Although these external/global factors would serve as the wall of worry that had to be scaled, my view is that the major reason for the quiet 2004 market was domestic: it was a background of fear accentuated by a series of corporate scandals involving hitherto market darlings that disrupted market momentum throughout the year, making people uneasy about committing too much money in the markets for fear that their target could be "the next one".
There were a few. Early in the year, Informatics declared heavy provisions for bad and doubtful debts that wiped out all of its earlier declared profits; CAD investigations initiated in the middle of the year revealed aggressive and dishonest revenue recognition. The company's stock price was hit badly and has never recovered since then despite a series of corporate restructurings and recapitalisation exercises.
Later in the year there were several smaller scandals, such as New Lakeside (which reported shocking losses due to provisions right after listing) and Auston (wich had to make significant restatements to past results). At the same time, there was a shocking number of IPOs whose profits collapsed straight after IPO, for example Azeus, Media Asia, Anwell, which sapped investor confidence in SGX oversight, auditor vigilance and corporate governance.
But the real shocker was to come in October 2004, in what was the biggest corporate failure on the SGX ever. China Aviation Oil, a fund manager favourite, declared a massive US$550M loss sustained through its oil derivatives trading, which set it back into negative equity and imminent collapse. It had hitherto been considered THE premier China-themed stock on the SGX. The recriminations went all the way to Beijing, and eventually a high-level task force led the restructuring of the company.

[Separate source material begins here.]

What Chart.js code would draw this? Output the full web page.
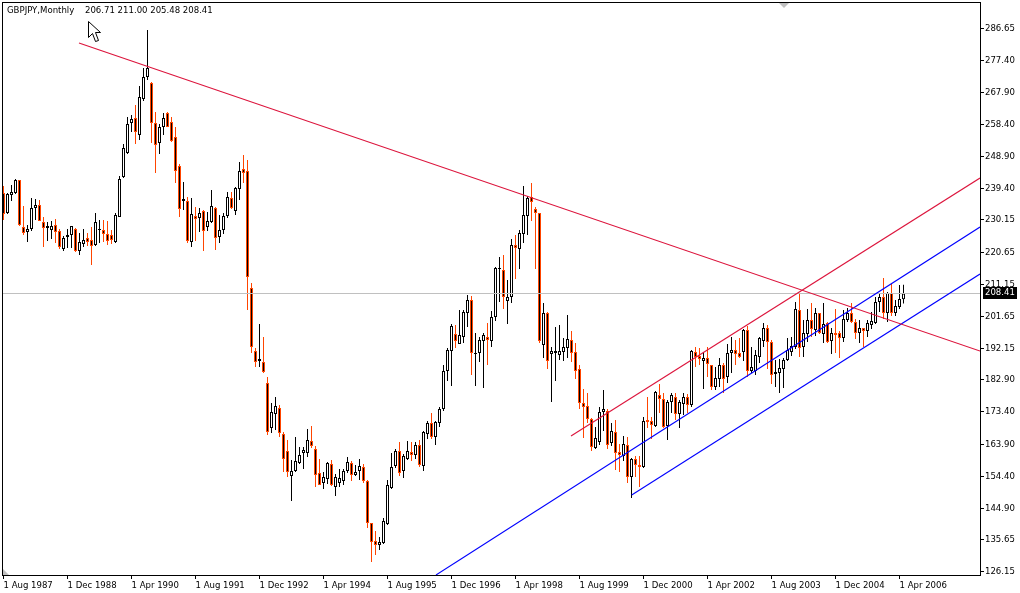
<!DOCTYPE html>
<html>
<head>
<meta charset="utf-8">
<title>GBPJPY Monthly</title>
<script src="https://cdn.jsdelivr.net/npm/chart.js@4/dist/chart.umd.min.js"></script>
<style>
  body { margin: 0; background: #fff; }
  canvas { display: block; }
</style>
</head>
<body>
<canvas id="gbpjpyChart" width="1020" height="593"></canvas>
<script>
const symbolTitle = "GBPJPY,Monthly";

// monthly candles, Aug 1987 to May 2006
const opens = [
  238.12,232.20,237.53,238.12,241.96,228.07,226.59,227.48,233.69,234.58,
  229.55,227.78,227.18,228.66,226.89,221.57,225.11,225.70,227.48,220.97,
  223.05,224.82,224.23,222.75,227.18,227.18,225.99,225.70,223.64,231.03,
  242.85,249.94,258.81,260.29,255.26,265.90,272.41,270.63,258.81,252.90,
  257.63,261.77,259.11,254.67,246.10,235.75,235.75,223.64,231.32,230.73,
  232.80,228.07,229.55,233.69,225.11,227.18,231.32,236.64,232.80,239.30,
  245.21,244.62,210.04,191.41,188.46,188.16,181.95,168.65,172.79,174.56,
  166.88,161.85,154.47,155.94,158.31,161.26,161.26,164.81,162.44,155.35,
  152.40,153.58,158.01,151.21,152.40,152.99,155.94,158.31,154.76,155.94,
  157.12,152.99,140.57,135.25,134.07,134.66,140.27,150.92,157.42,161.85,
  155.94,159.49,161.56,160.67,163.62,157.42,166.88,170.13,165.99,170.13,
  174.27,185.50,191.41,196.44,193.48,195.55,202.65,206.49,190.53,190.82,
  194.37,195.55,194.37,201.46,215.66,215.36,206.19,207.38,222.75,221.57,
  225.99,231.32,236.94,233.39,232.20,193.19,202.65,190.53,190.82,190.23,
  191.12,192.30,194.67,191.12,186.10,176.04,175.15,171.31,162.74,164.51,
  173.38,173.68,164.22,167.47,161.56,160.37,163.62,154.17,159.49,157.72,
  157.12,171.02,170.72,169.24,178.41,177.23,169.24,176.34,177.82,172.79,
  175.75,177.82,175.45,191.12,189.93,188.46,189.34,187.28,180.77,183.14,
  187.28,183.73,190.82,191.71,190.82,191.12,197.62,185.50,185.50,189.64,
  194.37,198.21,194.07,184.62,184.91,186.10,188.75,191.12,192.59,203.53,
  192.59,196.44,200.58,197.62,202.65,196.44,199.69,194.37,196.73,196.73,
  195.26,200.58,202.65,199.99,196.73,198.21,197.33,199.10,199.69,205.90,
  207.38,202.65,208.56,202.65,204.42,206.71
];
const highs = [
  240.19,238.12,240.48,242.26,241.96,234.28,228.66,236.64,236.35,236.05,
  231.03,229.55,229.84,230.43,227.48,225.41,227.48,228.37,227.78,226.29,
  227.48,226.29,228.07,232.20,230.14,230.14,229.84,227.18,232.20,243.15,
  252.60,260.58,261.17,264.13,269.75,275.07,286.30,270.93,262.06,258.52,
  261.77,262.06,260.58,257.63,246.69,241.37,236.94,236.64,233.98,233.69,
  233.09,232.50,239.01,233.98,231.62,232.20,238.42,238.42,239.89,247.28,
  249.35,247.87,211.52,192.30,199.39,195.55,183.73,176.04,177.82,175.45,
  167.47,165.11,159.19,165.99,163.03,163.03,168.36,169.24,163.33,159.49,
  155.65,158.60,159.19,155.06,156.53,156.53,160.08,158.90,157.72,159.49,
  158.01,153.28,140.57,138.20,136.43,142.05,153.28,161.26,162.44,164.51,
  160.97,164.81,164.51,164.51,165.11,167.77,170.72,173.08,170.72,174.86,
  187.28,192.30,199.39,199.10,203.53,203.53,207.97,207.67,196.73,195.55,
  196.73,199.69,203.24,216.25,219.20,219.79,212.40,224.52,225.70,227.18,
  240.19,237.23,241.07,233.98,232.20,205.60,202.94,192.59,198.51,199.10,
  195.26,202.05,197.33,193.78,187.28,180.18,179.00,171.61,168.95,174.86,
  179.89,174.27,170.13,171.02,163.92,166.29,165.99,159.78,160.37,160.37,
  171.91,177.82,171.91,179.59,181.66,179.00,176.93,179.00,179.00,176.93,
  179.00,178.70,191.71,192.59,192.30,191.12,192.59,187.28,186.69,189.34,
  187.87,193.48,195.55,194.67,195.26,197.92,198.80,192.59,191.71,195.55,
  199.69,199.10,194.67,188.75,189.05,189.34,195.26,195.55,205.90,208.56,
  200.58,203.83,205.60,204.12,202.65,205.60,199.99,198.21,203.83,197.33,
  203.53,204.12,205.60,200.87,200.58,198.21,200.58,202.94,207.38,208.56,
  212.99,208.85,211.22,206.49,210.92,211.00
];
const lows = [
  230.14,231.91,235.75,237.83,228.37,225.70,223.64,226.89,230.14,229.84,
  222.16,223.93,224.52,223.34,221.57,220.97,221.86,221.86,220.68,219.79,
  222.16,222.45,216.84,222.45,223.34,223.64,222.75,223.05,223.34,231.03,
  242.55,249.65,256.15,252.60,253.79,265.31,271.52,252.90,244.03,249.65,
  255.26,257.63,253.19,241.07,231.03,233.09,223.34,222.16,223.93,226.59,
  220.97,226.89,229.25,221.27,223.34,225.99,230.73,233.39,231.62,236.05,
  241.07,203.53,190.82,186.69,186.69,184.91,166.58,167.17,168.06,165.99,
  155.65,154.17,147.07,155.65,158.01,156.53,160.08,162.74,151.21,151.80,
  150.62,152.10,151.51,148.55,151.21,151.80,155.35,152.99,154.47,153.28,
  152.40,139.09,129.04,131.11,132.59,134.36,139.98,150.62,156.83,154.47,
  153.87,159.19,158.90,159.49,157.12,155.94,165.40,165.40,163.62,168.95,
  173.68,182.54,181.07,192.30,193.48,193.78,198.51,184.32,181.07,188.16,
  180.48,187.28,192.59,200.28,205.90,203.83,199.39,205.60,212.70,215.66,
  223.34,225.70,229.84,215.66,193.78,189.34,186.10,176.34,182.54,188.75,
  188.46,189.34,188.16,183.14,174.27,165.70,170.13,161.85,162.44,163.62,
  167.77,162.44,163.33,156.24,155.65,158.90,152.40,147.96,154.17,151.21,
  156.83,168.65,165.40,168.95,173.08,168.65,165.11,173.08,171.02,168.65,
  172.49,173.08,174.86,186.69,187.28,180.18,183.73,179.89,179.89,180.77,
  179.00,181.95,184.91,187.28,189.34,188.46,183.73,184.91,184.32,187.87,
  192.59,186.10,181.66,180.77,179.00,180.48,188.46,189.93,192.00,189.64,
  189.64,194.07,195.55,195.85,196.44,193.78,193.78,190.53,190.82,189.34,
  194.07,199.99,199.69,194.96,193.78,192.59,195.55,197.92,199.39,202.94,
  200.87,199.99,201.76,201.76,203.83,205.48
];
const closes = [
  231.91,237.83,238.42,241.96,228.66,226.29,227.48,233.69,234.58,229.84,
  227.78,228.37,228.37,226.59,222.16,224.82,225.70,228.37,220.97,223.64,
  224.23,223.64,222.45,229.55,227.48,225.99,223.93,224.23,231.62,242.26,
  251.42,258.52,260.00,256.15,266.50,272.41,275.07,258.81,252.31,257.63,
  260.29,257.63,253.49,244.62,233.39,236.35,223.93,231.91,230.43,232.20,
  226.89,229.84,234.28,224.82,227.18,231.32,236.94,233.69,239.60,244.62,
  244.03,213.29,192.59,188.16,189.05,185.21,167.47,173.38,175.15,167.17,
  159.49,155.65,155.94,158.90,160.67,162.15,165.11,163.33,154.76,151.80,
  154.17,158.31,151.80,154.17,153.87,155.94,158.60,154.76,155.65,157.42,
  152.99,140.57,134.96,134.07,134.96,141.16,151.80,157.12,161.85,155.35,
  160.37,161.85,160.67,163.62,157.72,167.47,170.13,165.99,170.43,174.27,
  185.50,191.71,198.80,194.37,196.14,202.94,206.49,190.82,190.82,194.67,
  196.14,194.67,201.46,215.95,215.95,207.38,207.38,222.75,221.86,226.29,
  231.62,236.64,235.46,232.20,194.37,202.65,188.46,191.41,191.41,191.41,
  192.59,194.96,190.82,185.50,176.04,174.86,171.31,163.03,165.70,173.38,
  174.27,163.62,167.77,161.26,160.67,163.92,154.17,159.49,157.72,157.12,
  170.72,170.43,169.54,179.29,177.23,168.95,176.34,178.41,172.79,176.34,
  177.82,175.45,191.41,189.64,189.05,189.34,187.57,180.77,183.43,187.28,
  183.14,190.82,191.71,190.53,189.64,197.62,185.50,186.69,190.23,195.26,
  198.21,194.07,184.32,185.21,186.39,188.75,191.71,192.89,203.83,192.30,
  196.73,200.58,197.92,202.65,196.73,199.39,194.07,196.73,196.14,195.26,
  200.87,202.65,199.99,196.73,198.21,197.33,199.69,200.28,205.90,207.38,
  202.65,208.56,202.65,204.72,206.79,208.41
];

const xTickIndex = [0, 16, 32, 48, 64, 80, 96, 112, 128, 144, 160, 176, 192, 208, 224];
const xTickLabels = [
  "1 Aug 1987", "1 Dec 1988", "1 Apr 1990", "1 Aug 1991", "1 Dec 1992",
  "1 Apr 1994", "1 Aug 1995", "1 Dec 1996", "1 Apr 1998", "1 Aug 1999",
  "1 Dec 2000", "1 Apr 2002", "1 Aug 2003", "1 Dec 2004", "1 Apr 2006"
];
const yTicks = [
  286.65, 277.40, 267.90, 258.40, 248.90, 239.40, 230.15, 220.65, 211.15,
  201.65, 192.15, 182.90, 173.40, 163.90, 154.40, 144.90, 135.65, 126.15
];

// hand drawn lines on the terminal chart
const resistanceX = [18.875, 244.125];
const resistanceY = [282.46, 191.41];
const channelRedX = [141.875, 244.125];
const channelRedY = [166.29, 242.55];
const channelBlueX = [108.125, 244.125];
const channelBlueY = [125.20, 228.07];
const supportBlueX = [157.05, 244.125];
const supportBlueY = [148.85, 214.18];

const X_MIN = -0.375;
const X_MAX = 244.125;
const Y_MIN = 125.20;
const Y_MAX = 294.58;

const UP = "#000000";
const DOWN = "#ff4500";
const FONT_FAMILY = "'DejaVu Sans Condensed', 'Liberation Sans', Arial, sans-serif";
const FONT_SIZE = 9.5;
const FONT = FONT_SIZE + "px " + FONT_FAMILY;

const index = opens.map((_, i) => i);
const isUp = index.map((i) => closes[i] >= opens[i]);
const last = opens.length - 1;

const lineSet = (xs, ys, color, width) => ({
  type: "line",
  data: xs.map((x, i) => ({ x: x, y: ys[i] })),
  borderColor: color,
  borderWidth: width,
  pointRadius: 0,
  tension: 0,
  order: 0,
});

// frame, header text, price tag and the stray mouse pointer
const overlay = {
  id: "overlay",
  afterDraw(chart) {
    const ctx = chart.ctx;
    const y = chart.scales.y;
    ctx.save();
    ctx.strokeStyle = "#000";
    ctx.lineWidth = 1;
    ctx.strokeRect(2.5, 2.5, 978, 573);

    ctx.fillStyle = "#c0c0c0";
    ctx.beginPath();
    ctx.moveTo(779, 3);
    ctx.lineTo(789, 3);
    ctx.lineTo(784, 8);
    ctx.fill();
    ctx.beginPath();
    ctx.moveTo(3, 569);
    ctx.lineTo(9, 575);
    ctx.lineTo(3, 575);
    ctx.fill();

    ctx.font = FONT;
    ctx.textBaseline = "middle";
    ctx.textAlign = "left";
    ctx.fillStyle = "#000";
    ctx.fillText(symbolTitle, 7, 11);
    ctx.fillText(
      [opens[last], highs[last], lows[last], closes[last]].map((v) => v.toFixed(2)).join(" "),
      85, 11
    );

    const tagY = Math.floor(y.getPixelForValue(closes[last]));
    ctx.fillStyle = "#000";
    ctx.fillRect(983, tagY - 6, 34, 12);
    ctx.fillStyle = "#fff";
    ctx.fillText(closes[last].toFixed(2), 985, tagY);

    ctx.beginPath();
    ctx.moveTo(88.5, 21.5);
    ctx.lineTo(88.5, 37.5);
    ctx.lineTo(92.5, 33.5);
    ctx.lineTo(95.5, 41.5);
    ctx.lineTo(98.5, 40.5);
    ctx.lineTo(95.5, 32.5);
    ctx.lineTo(100.5, 32.5);
    ctx.closePath();
    ctx.fillStyle = "#fff";
    ctx.fill();
    ctx.strokeStyle = "#000";
    ctx.stroke();
    ctx.restore();
  },
};

new Chart(document.getElementById("gbpjpyChart"), {
  type: "bar",
  data: {
    datasets: [
      {
        data: index.map((i) => ({ x: i, y: [lows[i], highs[i]] })),
        backgroundColor: index.map((i) => (isUp[i] ? UP : DOWN)),
        borderWidth: 0,
        inflateAmount: 0,
        barThickness: 1,
        grouped: false,
        order: 2,
      },
      {
        data: index.map((i) => ({ x: i, y: [opens[i], closes[i]] })),
        backgroundColor: index.map((i) => (isUp[i] ? "#ffffff" : "#000000")),
        borderColor: index.map((i) => (isUp[i] ? UP : DOWN)),
        borderWidth: 1,
        borderSkipped: false,
        inflateAmount: 0,
        barThickness: 3,
        grouped: false,
        order: 1,
      },
      lineSet(resistanceX, resistanceY, "#dc143c", 1.1),
      lineSet(channelRedX, channelRedY, "#dc143c", 1.1),
      lineSet(channelBlueX, channelBlueY, "#0000ff", 1.1),
      lineSet(supportBlueX, supportBlueY, "#0000ff", 1.1),
      lineSet([X_MIN, X_MAX], [closes[last], closes[last]], "#c0c0c0", 1),
    ],
  },
  options: {
    responsive: false,
    animation: false,
    events: [],
    layout: { padding: { left: 2, top: 2, right: 0, bottom: 0 } },
    plugins: { legend: { display: false }, tooltip: { enabled: false } },
    scales: {
      x: {
        type: "linear",
        offset: false,
        bounds: "data",
        min: X_MIN,
        max: X_MAX,
        afterBuildTicks: (scale) => {
          scale.ticks = xTickIndex.map((v) => ({ value: v }));
        },
        afterFit: (scale) => {
          scale.height = 18;
          scale.paddingLeft = 0;
          scale.paddingRight = 0;
        },
        grid: { offset: false, drawOnChartArea: false, color: "#000", tickLength: 4, tickColor: "#000" },
        border: { color: "#000" },
        ticks: {
          autoSkip: false,
          maxRotation: 0,
          align: "start",
          padding: 1,
          color: "#000",
          font: { family: FONT_FAMILY, size: FONT_SIZE },
          callback: (value, i) => xTickLabels[i],
        },
      },
      y: {
        type: "linear",
        position: "right",
        bounds: "data",
        min: Y_MIN,
        max: Y_MAX,
        afterBuildTicks: (scale) => {
          scale.ticks = yTicks.map((v) => ({ value: v }));
        },
        afterFit: (scale) => {
          scale.width = 40;
          scale.paddingTop = 0;
          scale.paddingBottom = 0;
        },
        grid: { drawOnChartArea: false, color: "#000", tickLength: 4, tickColor: "#000" },
        border: { color: "#000" },
        ticks: {
          autoSkip: false,
          padding: 1,
          color: "#000",
          font: { family: FONT_FAMILY, size: FONT_SIZE },
          callback: (value) => value.toFixed(2),
        },
      },
    },
  },
  plugins: [overlay],
});
</script>
</body>
</html>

I remember China stocks were hit hard by CAO then, correcting 10% or more the day after the shock announcement of the massive losses. The wariness towards them persisted through the rest of the year. Indeed, I was rocked enough to guide my own purchases with a focus on corporate governance (quality of directors and their independence) plus management commitment to the company (indicated by strong insider purchases). Only with such stringent selection criteria could I be persuaded to hold on to stocks instead of cash.
Today in end-2007 we are at another extreme of the China stock sentiment spectrum, with the announcement of the QDII (Qualified Domestic Institutional Investor) outward investment policy being likely to encompass so-called S-stocks. It may still be pertinent to recall the lessons of 2004 and exercise healthy cynicism when surveying investment opportunities, whether domestic or foreign.